I believe this was the agent you spoke to:
http://www.yourememberthat.com/media/12461/SNL_Credit_Card_Commercial_Parody/
What I love is when they don't understand the phonetic alphabet. I had one agent who believed that "Québec" started with a "K".
That is funny.
Love your blog. And loved this post. it made me laugh!
Awesome!
Where do they find these people, and how are their jobs secure in this economy? Of all the criticisms I read about UA ICC agents, failure to understand how time zones work is NOT one of them.
WHat I love is the agents putting me on hold for 30 minutes to figure things out, and the advertisements telling me that I can just book my award on the web...
You get what you pay for.
I'll be glad when I can just interact with the computer system itself...why do airlines still use agents and don't invest in a good AI reservation system that knows all the rules and understands complex requests? I just called Virgin Atlantic to book an award flight on Hawaiian and was given a booking code and told to call back in 24 hours. Why 24 hours when all is computerized I don't know, but I call...

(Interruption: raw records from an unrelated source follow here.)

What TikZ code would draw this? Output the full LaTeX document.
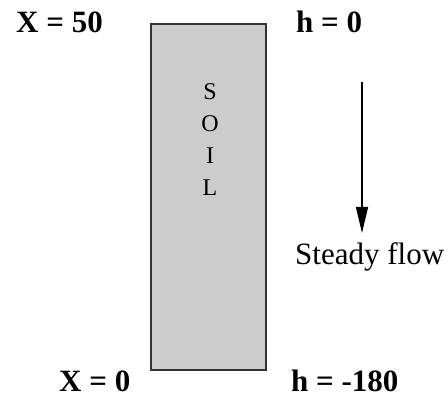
\documentclass[tikz,border=0pt]{standalone}
\usepackage{fontspec}
\setmainfont{Liberation Serif}
\usetikzlibrary{arrows.meta}

\begin{document}
\begin{tikzpicture}[
            x=1pt, y=-1pt,
            soil/.style={
                draw=black!80,
                fill=black!20,
                line width=1.6pt,
                minimum width=115pt,
                minimum height=346pt,
                inner sep=0pt
            },
            bc/.style={font=\fontsize{31}{31}\selectfont\bfseries, anchor=base west, inner sep=0pt},
            letter/.style={font=\fontsize{24}{24}\selectfont, anchor=base, inner sep=0pt},
            arrow/.style={-{Triangle[length=26pt,width=12pt]}, line width=1.4pt}
        ]
        \useasboundingbox (0,0) rectangle (448,398);

        \node[soil] (column) at (208.5,197) {};
        \foreach \ch [count=\i] in {S,O,I,L}
            \node[letter] (l\i) at (210,68+32*\i) {\ch};

        \node[bc] (xtop) at (16,33) {X = 50};
        \node[bc] (htop) at (296,33) {h = 0};
        \node[bc] (xbot) at (59,392) {X = 0};
        \node[bc] (hbot) at (291,392) {h = -180};

        \node[font=\fontsize{31}{31}\selectfont, anchor=base west, inner sep=0pt] (flow) at (295,265) {Steady flow};
        \coordinate (start) at (362,82);
        \coordinate (tip) at (362,233);
        \draw[arrow] (start) -- (tip);

        \end{tikzpicture}
\end{document}
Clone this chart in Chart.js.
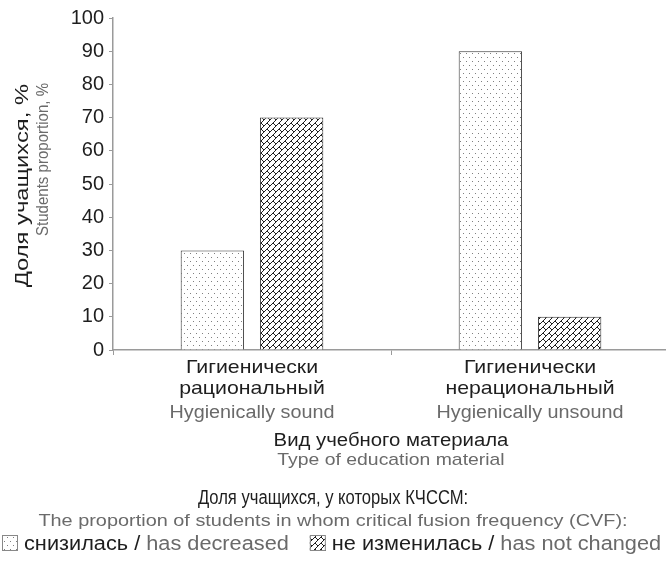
<!DOCTYPE html>
<html><head><meta charset="utf-8">
<script src="https://cdn.jsdelivr.net/npm/chart.js@4"></script>
<style>html,body{margin:0;padding:0;background:#fff;overflow:hidden}
#wrap{width:670px;height:561px;position:relative}</style>
</head><body><div id="wrap"><canvas id="c"></canvas></div>
<script>
const categories = [['Гигиенически','рациональный'],['Гигиенически','нерациональный']];
const categoriesEn = ['Hygienically sound','Hygienically unsound'];
const seriesNames = ['снизилась','не изменилась'];
const seriesNamesEn = ['has decreased','has not changed'];
const decreased = [30, 90];
const notChanged = [70, 10];
const yTicks = [0,10,20,30,40,50,60,70,80,90,100];
const yTitle = 'Доля учащихся, %';
const yTitleEn = 'Students proportion, %';
const xTitle = 'Вид учебного материала';
const xTitleEn = 'Type of education material';
const legendTitle = 'Доля учащихся, у которых КЧССМ:';
const legendTitleEn = 'The proportion of students in whom critical fusion frequency (CVF):';

const FONT = '"Liberation Sans", Arial, sans-serif';
const BLACK = '#1e1e1e', GRAY = '#6a6a6a';

function dotPattern(ctx0){
  const c = document.createElement('canvas'); c.width = 6; c.height = 8;
  const g = c.getContext('2d');
  g.fillStyle = '#fff'; g.fillRect(0,0,6,8);
  g.fillStyle = '#808080';
  g.fillRect(1,1,1,1); g.fillRect(4,5,1,1);
  return ctx0.createPattern(c,'repeat');
}
function brickPattern(ctx0){
  const T = 12, k = T/10;
  const c = document.createElement('canvas'); c.width = T; c.height = T;
  const g = c.getContext('2d');
  g.fillStyle = '#fff'; g.fillRect(0,0,T,T);
  g.strokeStyle = '#202020'; g.lineWidth = 1;
  g.beginPath();
  for (let cc = -10; cc <= 30; cc += 5){ g.moveTo((cc+10)*k,-10*k); g.lineTo((cc-20)*k,20*k); }
  const bars = [[2.5,2.5,5,5],[7.5,-2.5,10,0],[2.5,-2.5,5,0],[7.5,2.5,10,5]];
  for (const [x1,y1,x2,y2] of bars){
    for (const dx of [-10,0,10]) for (const dy of [-10,0,10]){
      g.moveTo((x1+dx)*k,(y1+dy)*k); g.lineTo((x2+dx)*k,(y2+dy)*k);
    }
  }
  g.stroke();
  return ctx0.createPattern(c,'repeat');
}

function drawText(ctx, s, x, y, size, color, align, sx){
  ctx.save();
  ctx.font = size + 'px ' + FONT;
  ctx.fillStyle = color;
  ctx.textAlign = align || 'center';
  ctx.textBaseline = 'alphabetic';
  ctx.translate(x, y); ctx.scale(sx, 1);
  ctx.fillText(s, 0, 0);
  ctx.restore();
}
function measure(ctx, s, size, sx){
  ctx.save(); ctx.font = size + 'px ' + FONT;
  const w = ctx.measureText(s).width * sx;
  ctx.restore(); return w;
}

const textPlugin = {
  id: 'texts',
  afterDraw(chart){
    const ctx = chart.ctx;
    const xs = chart.scales.x, area = chart.chartArea;
    categories.forEach((lines, i) => {
      const cx = xs.getPixelForTick(i);
      drawText(ctx, lines[0], cx, 373, 19, BLACK, 'center', 1.12);
      drawText(ctx, lines[1], cx, 394, 19, BLACK, 'center', 1.12);
      drawText(ctx, categoriesEn[i], cx, 418, 18, GRAY, 'center', 1.1);
    });
    const mid = (area.left + area.right) / 2;
    drawText(ctx, xTitle, mid, 446, 18, BLACK, 'center', 1.13);
    drawText(ctx, xTitleEn, mid, 465, 17, GRAY, 'center', 1.14);
    ctx.save();
    ctx.translate(28, 84); ctx.rotate(-Math.PI/2);
    drawText(ctx, yTitle, 0, 0, 19, BLACK, 'right', 1.25);
    ctx.restore();
    ctx.save();
    ctx.translate(48, 83); ctx.rotate(-Math.PI/2);
    drawText(ctx, yTitleEn, 0, 0, 16, GRAY, 'right', 0.94);
    ctx.restore();
    const lc = 333;
    drawText(ctx, legendTitle, lc, 504, 20, BLACK, 'center', 0.83);
    drawText(ctx, legendTitleEn, lc, 526, 17, GRAY, 'center', 1.17);
    const ds = chart.data.datasets;
    const LS = 20, LX = 1.087;
    const box = 16, gapBox = 6, gapItem = 21;
    let x = 2;
    const by = 550;
    ds.forEach((d, i) => {
      ctx.save();
      ctx.fillStyle = d.backgroundColor;
      ctx.fillRect(x, by-15, box, box);
      ctx.strokeStyle = '#888'; ctx.lineWidth = 1;
      ctx.strokeRect(x+0.5, by-14.5, box-1, box-1);
      ctx.restore();
      x += box + gapBox;
      drawText(ctx, seriesNames[i], x, by, LS, BLACK, 'left', LX); x += measure(ctx, seriesNames[i], LS, LX);
      drawText(ctx, ' / ', x, by, LS, BLACK, 'left', LX); x += measure(ctx, ' / ', LS, LX);
      drawText(ctx, seriesNamesEn[i], x, by, LS, GRAY, 'left', LX); x += measure(ctx, seriesNamesEn[i], LS, LX);
      x += gapItem;
    });
  }
};

const canvas = document.getElementById('c');
const ctx0 = canvas.getContext('2d');

new Chart(canvas, {
  type: 'bar',
  data: {
    labels: categories,
    datasets: [
      { label: seriesNames[0], data: decreased, backgroundColor: dotPattern(ctx0),
        borderColor: '#333', borderWidth: 1, categoryPercentage: 0.57, barPercentage: 0.8 },
      { label: seriesNames[1], data: notChanged, backgroundColor: brickPattern(ctx0),
        borderColor: '#333', borderWidth: 1, categoryPercentage: 0.57, barPercentage: 0.8 }
    ]
  },
  options: {
    responsive: true, maintainAspectRatio: false, animation: false,
    devicePixelRatio: 1,
    layout: { padding: { top: 18, right: 1, left: 0, bottom: 0 } },
    plugins: { legend: { display: false }, tooltip: { enabled: false }, title: { display: false } },
    scales: {
      x: {
        offset: true,
        grid: { display: true, offset: true, drawOnChartArea: false, drawTicks: true, tickLength: 5, color: '#9a9a9a' },
        border: { display: true, color: '#9a9a9a', width: 1.5 },
        ticks: { display: false },
        afterFit(s){ s.height = 211; }
      },
      y: {
        min: 0, max: 100,
        afterBuildTicks(s){ s.ticks = yTicks.map(v => ({ value: v })); },
        grid: { display: true, drawOnChartArea: false, drawTicks: true, tickLength: 4, color: '#9a9a9a' },
        border: { display: true, color: '#9a9a9a', width: 1.5 },
        ticks: { color: BLACK, font: { family: FONT, size: 20 }, padding: 5 },
        afterFit(s){ s.width = 113; }
      }
    }
  },
  plugins: [textPlugin]
});
</script>
</body></html>
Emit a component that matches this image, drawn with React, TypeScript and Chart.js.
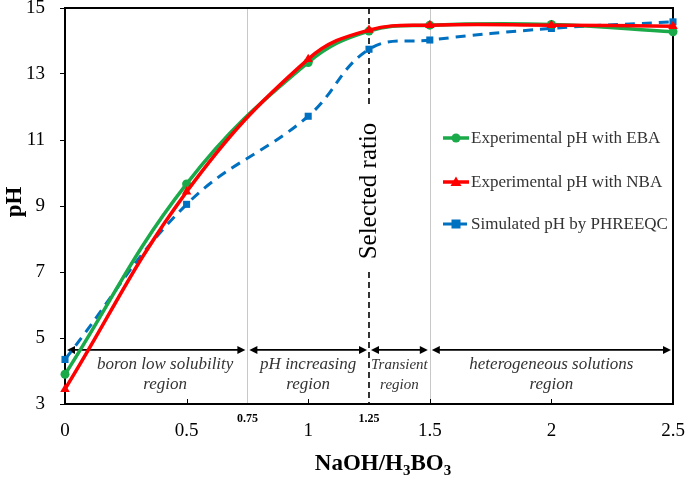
import React, { useEffect, useRef } from "react";
import { Chart, registerables } from "chart.js";

Chart.register(...registerables);

const xValues = [0, 0.5, 1, 1.25, 1.5, 2, 2.5];
const phEBA = [3.9, 9.67, 13.35, 14.3, 14.48, 14.5, 14.28];
const phNBA = [3.45, 9.43, 13.45, 14.33, 14.48, 14.48, 14.45];
const phSim = [4.35, 9.05, 11.72, 13.75, 14.03, 14.38, 14.58];

const seriesNames = [
  "Experimental pH with EBA",
  "Experimental pH with NBA",
  "Simulated pH by PHREEQC",
];

const yTicks = [3, 5, 7, 9, 11, 13, 15];
const xTicks = [0, 0.5, 1, 1.5, 2, 2.5];
const extraXTicks = [0.75, 1.25];
const regionBounds = [0, 0.75, 1.25, 1.5, 2.5];
const regionLabels = [
  ["boron low solubility", "region"],
  ["pH increasing", "region"],
  ["Transient", "region"],
  ["heterogeneous solutions", "region"],
];
const arrowY = 4.64;
const selectedRatio = 1.25;
const greyLines = [0.75, 1.5];

const GREEN = "#1aaa4a";
const RED = "#ff0000";
const BLUE = "#0070c0";
const SERIF = "'Liberation Serif', 'Times New Roman', serif";

function drawArrowHead(ctx: CanvasRenderingContext2D, x: number, y: number, dir: number) {
  ctx.beginPath();
  ctx.moveTo(x, y);
  ctx.lineTo(x - dir * 8, y - 4);
  ctx.lineTo(x - dir * 8, y + 4);
  ctx.closePath();
  ctx.fill();
}

const overlayPlugin = {
  id: "overlay",
  beforeDatasetsDraw(chart: any) {
    const ctx = chart.ctx as CanvasRenderingContext2D;
    const { top, bottom, left, right } = chart.chartArea;
    const xs = chart.scales.x;
    ctx.save();
    // grey region lines
    ctx.strokeStyle = "#c8c8c8";
    ctx.lineWidth = 1;
    greyLines.forEach((v) => {
      const px = Math.round(xs.getPixelForValue(v)) + 0.5;
      ctx.beginPath();
      ctx.moveTo(px, top);
      ctx.lineTo(px, bottom);
      ctx.stroke();
    });
    // selected ratio dashed line
    const sx = xs.getPixelForValue(selectedRatio);
    ctx.strokeStyle = "#000";
    ctx.lineWidth = 1.6;
    ctx.setLineDash([6, 4]);
    ctx.beginPath();
    ctx.moveTo(sx, top);
    ctx.lineTo(sx, top + 99);
    ctx.moveTo(sx, top + 264);
    ctx.lineTo(sx, bottom);
    ctx.stroke();
    ctx.setLineDash([]);
    // frame
    ctx.strokeStyle = "#000";
    ctx.lineWidth = 2;
    ctx.strokeRect(left, top, right - left, bottom - top);
    // inward x ticks
    ctx.lineWidth = 1;
    xTicks.forEach((v) => {
      const px = Math.round(xs.getPixelForValue(v)) + 0.5;
      ctx.beginPath();
      ctx.moveTo(px, bottom);
      ctx.lineTo(px, bottom - 5);
      ctx.stroke();
    });
    // arrows
    const ys = chart.scales.y;
    const ay = ys.getPixelForValue(arrowY);
    ctx.fillStyle = "#000";
    ctx.lineWidth = 1.6;
    for (let i = 0; i < regionBounds.length - 1; i++) {
      const x1 = xs.getPixelForValue(regionBounds[i]) + 2;
      const x2 = xs.getPixelForValue(regionBounds[i + 1]) - 2;
      ctx.beginPath();
      ctx.moveTo(x1 + 4, ay);
      ctx.lineTo(x2 - 4, ay);
      ctx.stroke();
      drawArrowHead(ctx, x1, ay, -1);
      drawArrowHead(ctx, x2, ay, 1);
    }
    // region labels
    ctx.fillStyle = "#333";
    ctx.textAlign = "center";
    ctx.textBaseline = "middle";
    regionLabels.forEach((lines, i) => {
      let cx = (xs.getPixelForValue(regionBounds[i]) + xs.getPixelForValue(regionBounds[i + 1])) / 2;
      if (i === 0) cx += 9;
      const size = i === 2 ? 15 : 17;
      ctx.font = `italic ${size}px ${SERIF}`;
      ctx.fillText(lines[0], cx, ay + 15);
      ctx.fillText(lines[1], cx, ay + 35);
    });
    ctx.restore();
  },
  afterDraw(chart: any) {
    const ctx = chart.ctx as CanvasRenderingContext2D;
    const { top, bottom } = chart.chartArea;
    const xs = chart.scales.x;
    ctx.save();
    // extra bold ticks
    ctx.fillStyle = "#000";
    ctx.font = `bold 12px ${SERIF}`;
    ctx.textAlign = "center";
    ctx.textBaseline = "middle";
    extraXTicks.forEach((v) => {
      ctx.fillText(String(v), xs.getPixelForValue(v), bottom + 15);
    });
    // Selected ratio text
    const sx = xs.getPixelForValue(selectedRatio);
    ctx.save();
    ctx.translate(sx, top + 183);
    ctx.rotate(-Math.PI / 2);
    ctx.font = `25px ${SERIF}`;
    ctx.fillStyle = "#000";
    ctx.fillText("Selected ratio", 0, 0);
    ctx.restore();
    // legend
    const lx = 443;
    const lys = [138, 182, 224];
    const colors = [GREEN, RED, BLUE];
    lys.forEach((ly, i) => {
      ctx.strokeStyle = colors[i];
      ctx.fillStyle = colors[i];
      ctx.lineWidth = i === 2 ? 3 : 3.5;
      if (i === 2) ctx.setLineDash([9, 6]);
      ctx.beginPath();
      ctx.moveTo(lx, ly);
      ctx.lineTo(lx + 26, ly);
      ctx.stroke();
      ctx.setLineDash([]);
      const mx = lx + 13;
      if (i === 0) {
        ctx.beginPath();
        ctx.arc(mx, ly, 4.5, 0, Math.PI * 2);
        ctx.fill();
      } else if (i === 1) {
        ctx.beginPath();
        ctx.moveTo(mx, ly - 5.5);
        ctx.lineTo(mx + 5.5, ly + 4);
        ctx.lineTo(mx - 5.5, ly + 4);
        ctx.closePath();
        ctx.fill();
      } else {
        ctx.fillRect(mx - 4.5, ly - 4.5, 9, 9);
      }
      ctx.fillStyle = "#333";
      ctx.font = `17px ${SERIF}`;
      ctx.textAlign = "left";
      ctx.textBaseline = "middle";
      ctx.fillText(seriesNames[i], lx + 28, ly + 1);
    });
    // y title
    ctx.save();
    ctx.translate(15, 202);
    ctx.rotate(-Math.PI / 2);
    ctx.font = `bold 23px ${SERIF}`;
    ctx.fillStyle = "#000";
    ctx.textAlign = "center";
    ctx.textBaseline = "middle";
    ctx.fillText("pH", 0, 0);
    ctx.restore();
    // x title with subscripts
    const parts: [string, boolean][] = [["NaOH/H", false], ["3", true], ["BO", false], ["3", true]];
    const big = `bold 23px ${SERIF}`;
    const small = `bold 15px ${SERIF}`;
    let total = 0;
    parts.forEach(([t, sub]) => {
      ctx.font = sub ? small : big;
      total += ctx.measureText(t).width;
    });
    let cx = 383 - total / 2;
    const base = 470;
    ctx.fillStyle = "#000";
    ctx.textAlign = "left";
    ctx.textBaseline = "alphabetic";
    parts.forEach(([t, sub]) => {
      ctx.font = sub ? small : big;
      ctx.fillText(t, cx, sub ? base + 5 : base);
      cx += ctx.measureText(t).width;
    });
    ctx.restore();
  },
};

export default function App() {
  const ref = useRef<HTMLCanvasElement | null>(null);
  useEffect(() => {
    if (!ref.current) return;
    const mk = (arr: number[]) => xValues.map((x, i) => ({ x, y: arr[i] }));
    const chart = new Chart(ref.current, {
      type: "line",
      data: {
        datasets: [
          {
            label: seriesNames[1],
            data: mk(phNBA),
            borderColor: RED,
            backgroundColor: RED,
            borderWidth: 3.5,
            pointStyle: "triangle",
            pointRadius: 5.5,
            pointBorderWidth: 0,
            tension: 0.4,
            order: 0,
            clip: false as any,
          },
          {
            label: seriesNames[0],
            data: mk(phEBA),
            borderColor: GREEN,
            backgroundColor: GREEN,
            borderWidth: 3.5,
            pointStyle: "circle",
            pointRadius: 4.5,
            pointBorderWidth: 0,
            tension: 0.4,
            order: 1,
            clip: false as any,
          },
          {
            label: seriesNames[2],
            data: mk(phSim),
            borderColor: BLUE,
            backgroundColor: BLUE,
            borderWidth: 3,
            borderDash: [10, 7],
            pointStyle: "rect",
            pointRadius: 5,
            pointBorderWidth: 0,
            tension: 0.4,
            order: 2,
            clip: false as any,
          },
        ],
      },
      options: {
        responsive: false,
        animation: false,
        layout: { padding: { top: 8, right: 12, left: 0, bottom: 0 } },
        plugins: { legend: { display: false }, tooltip: { enabled: false } },
        scales: {
          x: {
            type: "linear",
            min: 0,
            max: 2.5,
            afterFit: (s: any) => {
              s.height = 74;
              s.paddingLeft = 0;
              s.paddingRight = 0;
            },
            afterBuildTicks: (s: any) => {
              s.ticks = xTicks.map((v) => ({ value: v }));
            },
            ticks: {
              callback: (v: any) => String(v),
              font: { family: SERIF, size: 19 },
              color: "#000",
              padding: 16,
              maxRotation: 0,
            },
            grid: { display: false, drawTicks: false },
            border: { display: false },
          },
          y: {
            min: 3,
            max: 15,
            afterFit: (s: any) => {
              s.width = 65;
              s.paddingTop = 0;
              s.paddingBottom = 0;
            },
            afterBuildTicks: (s: any) => {
              s.ticks = yTicks.map((v) => ({ value: v }));
            },
            ticks: {
              callback: (v: any) => String(v),
              font: { family: SERIF, size: 19 },
              color: "#000",
              padding: 15,
            },
            grid: { drawOnChartArea: false, drawTicks: true, tickLength: 5, color: "#000" },
            border: { display: false },
          },
        },
      },
      plugins: [overlayPlugin],
    });
    return () => chart.destroy();
  }, []);
  return (
    <div style={{ position: "fixed", left: 0, top: 0, width: 685, height: 478, background: "#fff" }}>
      <canvas ref={ref} width={685} height={478} />
    </div>
  );
}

I'll be glad when I can just interact with the computer system itself...why do airlines still use agents and don't invest in a good AI reservation system that knows all the rules and understands complex requests? I just called Virgin Atlantic to book an award flight on Hawaiian and was given a booking code and told to call back in 24 hours. Why 24 hours when all is computerized I don't know, but I call back and all of a sudden none of the 20 flights between HON and OGG have available award space in any class. That can't be possible - if the first agent told me seats were available on at least 6 flights, they should not just disappear. Should I try again in a week or so?
Lmao love it! Great story!
Wow it's hard to imagine anyone is that dumb, and then the people they pay to be supervisors is just as bad. Funny story though - at least funny since I didn't have to be the one dealing with the fool!
Hahahahaha! Great post. This sums up just about every experience I've ever had booking an award with US.